Of course there were various alterations of detail, changes in the metres, curtailments, and disfigurements; in the Latin edition of the -Iphigenia- of Euripides, for instance, the chorus of women was--either after the model of another tragedy, or by the editor's own device--converted into a chorus of soldiers. The Latin tragedies of the sixth century cannot be pronounced good translations in our sense of the word;(41) yet it is probable that a tragedy of Ennius gave a far less imperfect image of the original of Euripides than a comedy of Plautus gave of the original of Menander.

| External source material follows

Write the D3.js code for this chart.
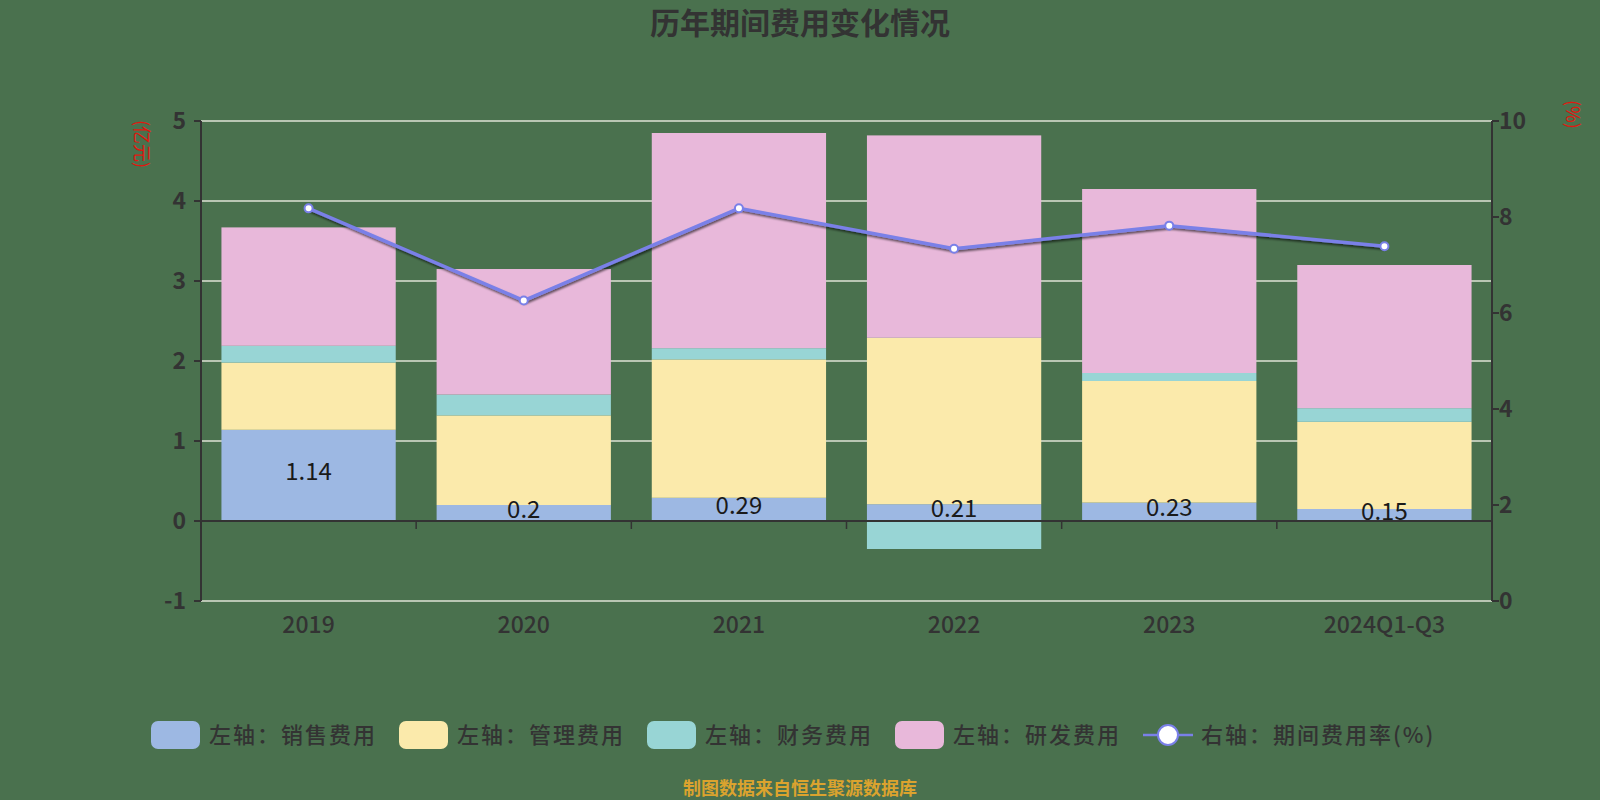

41. We subjoin, for comparison, the opening lines of the -Medea- in the original of Euripides and in the version of Ennius:--

--Eith' ophel' 'Apgous me diaptasthai skaphos
Kolchon es aian kuaneas sumplegadas
Med' en napaisi Pelion pesein pote
Tmetheisa peuke, med' epetmosai cheras
Andron arioton, oi to pagchruson deros
Pelia metelthon ou gar an despoin
Medeia purgous ges epleus Iolkias
'Eroti thumon ekplageis' 'Iasonos.--

-Utinam ne in nemore Pelio securibus
Caesa accidisset abiegna ad terram trabes,
Neve inde navis inchoandae exordium
Coepisset, quae nunc nominatur nomine
Argo, quia Argivi in ea dilecti viri
Vecti petebant pellem inauratam arietis
Colchis, imperio regis Peliae, per dolum.
Nam nunquam era errans mea domo efferret pedem
Medea, animo aegra, amort saevo saucia.-


The variations of the translation from the original are instructive --not only its tautologies and periphrases, but also the omission or explanation of the less familiar mythological names, e. g. the Symplegades, the Iolcian land, the Argo. But the instances in which Ennius has really misunderstood the original are rare.